Highlights & Insights

  • Paradigm Shift in Difficulty Sources: Moving from "image corruption" to "selecting natural but extreme semantic pairings" proves that high-quality images can still create difficulty exceeding degradation-type benchmarks—a strong counter-example for the "noise is necessary for difficulty" community.
  • Reusable Goldilocks Rules: Capping occurrences, balancing demographics, and fold-identity disjointness constitute a set of "test set hygiene" principles independent of specific attributes, which can be migrated to any LFW-protocol face (or general verification) benchmark.
  • Counter-intuitive role of "Occurrence \(\le 6\)": Limiting repetition is actually the key knob for controlling difficulty—unlimited repetition allows a few extremely difficult samples to dominate the evaluation, making it too hard to provide differentiation.
  • Engineering Cleverness in Variable Isolation: Hadrian suppresses exposure while Eclipse suppresses beards, making the two sets clean single-attribute controls for each other, which helps in attributing exactly where "the model failed."

Limitations & Future Work

  • Small Scale: 6,000 pairs is consistent with common test sets but much smaller than the IJB series, limiting generalization assessment.
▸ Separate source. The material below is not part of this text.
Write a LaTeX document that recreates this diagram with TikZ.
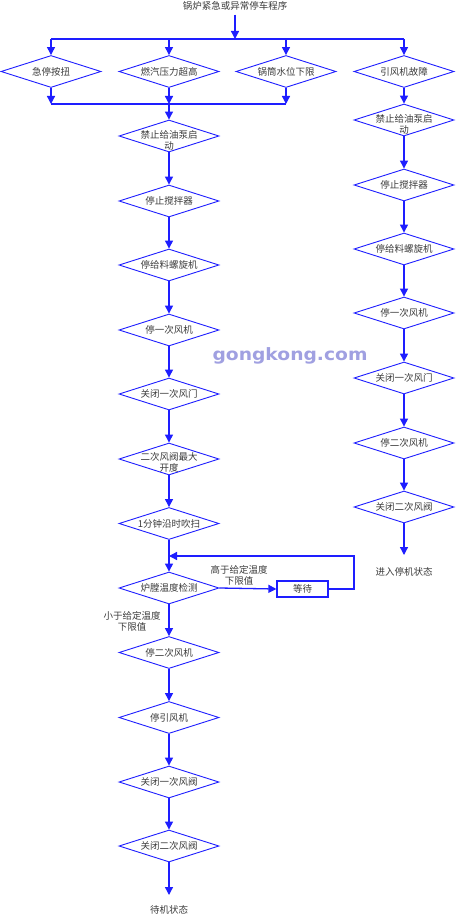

The authors use Goldilocks rules to mitigate this by including as many images/demographics as possible.
  • Hard to satisfy all rules for ND-Twins: Due to the scarcity of twin data, demographic balance could not be achieved, and fold-disjoint IDs were only partially satisfied (one ID across 9 folds).
  • ⚠️ Low gain from Fold-Disjoint IDs: Ablations show identity leakage only affects accuracy by \(\sim\)0.1%. The authors' insistence on strict disjointness is more for design rigor than empirical necessity—this rule's practical value could be further re-evaluated.
  • Future Directions: Scaling up twin/relative data, extending Goldilocks rules to IJB-scale sets using the TAR@FAR protocol, and adding more natural attribute axes (e.g., makeup, accessories).
  • vs MLFW / XQLFW / TALFW (Degradation-based hard sets): These rely on masks, resolution drops, and adversarial noise. This paper uses natural attribute pairings, maintaining quality while exceeding their difficulty, better reflecting weaknesses in real deployments.
  • vs SLLFW / DoppelVer (Look-alike sets): These collect "doppelgängers," but models easily pass with 96%+, failing to reflect the true difficulty of twins. ND-Twins uses identical twins to push accuracy down to 71.57%, truly exposing the "look-alike" issue.
  • vs LFW Evaluation Protocol: Completely follows the LFW 10-fold cross-validation structure for comparability but fixes three design flaws overlooked by the LFW series (repeated samples, demographic imbalance, and cross-fold identity leakage).

Rating

  • Novelty: ⭐⭐⭐⭐ Paradigm shift in difficulty source + Goldilocks rules provide clear innovation, though it is a benchmark rather than a new model.
  • Experimental Thoroughness: ⭐⭐⭐⭐⭐ 15 models across multiple sets plus four types of ablations (domain/fold/demographic/repetition) provide solid evidence.
  • Writing Quality: ⭐⭐⭐⭐ Construction process is clear, and the three sets follow a unified logic; some sampling numbers are slightly tedious.
  • Value: ⭐⭐⭐⭐⭐ Provides a high-difficulty, non-degraded benchmark + reusable test set hygiene standards, significantly meaningful for FR evaluation.